Jetpack Future

I am listening as I write, to poet John Berryman talk about Anna Karenina in a 1967 interview on YouTube. He died by way of horrific, dramatic suicide in 1972 (bridge, missed water) but when I click out of this tab, I can see him in grainy black and white footage in a small box that measures 5 inches by 4 inches. He has a thick, scholarly beard that I wouldn't have imagined on him, and he moves a lot when he talks. When he recites a piece, he fidgets and turns enough to remind me of Michael J. Fox.

He speaks with a incisive forcefulness; not loud, just very sternly. He seems to emphasize every hard sound, even hitting the silence of line breaks with steel stops. It's weird to watch old footage on YouTube, the contrast of the black-speckled film and the clean Web 2.0 layout. Nothing makes me feel like I'm living in the future more than meaningful, old, archival footage easily pulled up and squirted into my brain.

We are lucky to have this. I think history will look back on YouTube as the biggest development on the internet since its inception. "There was the creation of the world wide web, and later, YouTube." It feels like our printing press, despite the dogs on skateboards, the double rainbows, and Rick Astley music videos. Something about the value of motion and sound makes it a more effective, powerful and important piece of information to share. The internet had been around for decades before YouTube came into popular consciousness, and we were ecstatic just to be able to e-mail texts to each other and save pictures onto our desktop.

No one will remember a time when video on the internet was possible, but difficult. It's going to be this weird intermediate period of internet technology when all the tools for maximizing its power hadn't been yet developed. We had to download Quicktime or RealPlayer, and then those had to load and buffer, and they never stopped buffering. Maybe they would begin to play for a minute, and then get caught buffering. There was no waiting for it to load. There was just hoping your mousewheel-powered connection was enough. It is strange to think that there is a walking, talking generation that never had to experience the arduousness of video on the internet.
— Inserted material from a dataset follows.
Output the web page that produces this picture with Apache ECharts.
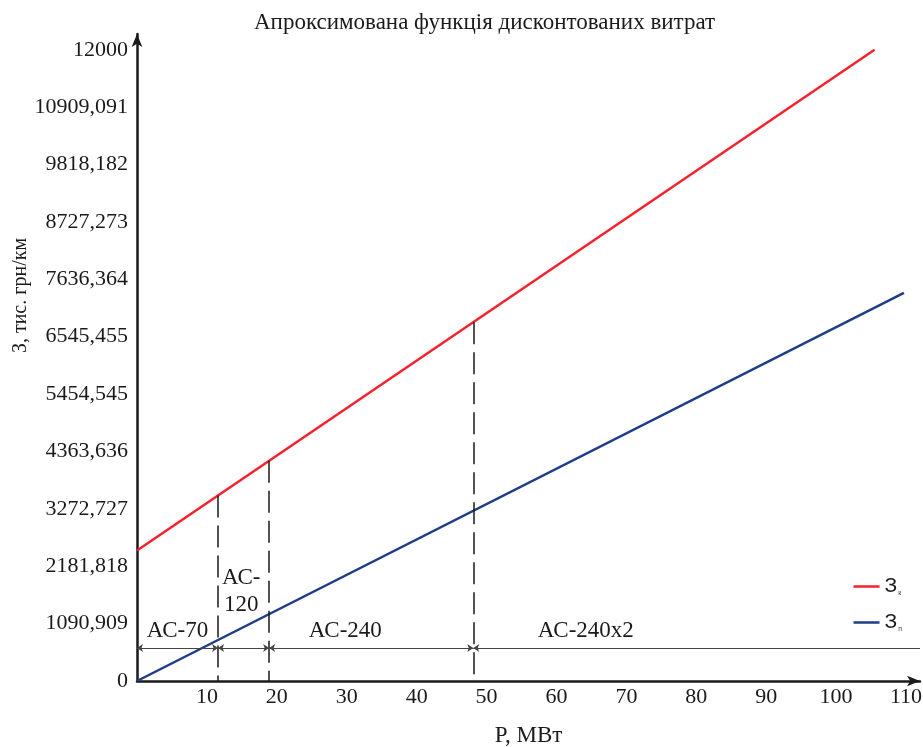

There wasn't even a central hub back in my day for videos. If you had filmed something, you kept it on tiny DV8 tapes and showed it when you could, but files were too big and it wasn't practical to spend the hours uploading it. Geocities wasn't giving you that many megabytes anyway. Then, two guys had the bright idea to build a code that made footage into a universal flash-based player, and all of a sudden the floodgates are wide open. Not only was it a open forum for people to just drop any video shit they wanted, it was embeddable and designed for sharing; a revolutionary second function that changed everything.

Now we have this tool for Presidents to address the nation, for singers to be discovered, and cats to play keyboard as man would. It is a human bank of consciousness and knowledge, moreso than Wikipedia, which is less accessible for contributors. Every laptop comes with a decent camera now. Everyone's face is now on the internet, past and present, dead or alive.

Fuck jetpacks, fuck flying cars. This is a more meaningful future than any low-hovering personal jet. This is pure information, warts and all, from the most worthless to the sacred. When I need to know how to tie a tie, or clean my car battery, or hear a song, I can pull it up in a near instant. I am effectively taking a piece of the collective human consciousness and using it, just as I contribute to it. Politicians have been usurped, rarities of footage have been disseminated and ordinary people have been imbued with followers. Dead men are speaking to me at 128 kbps.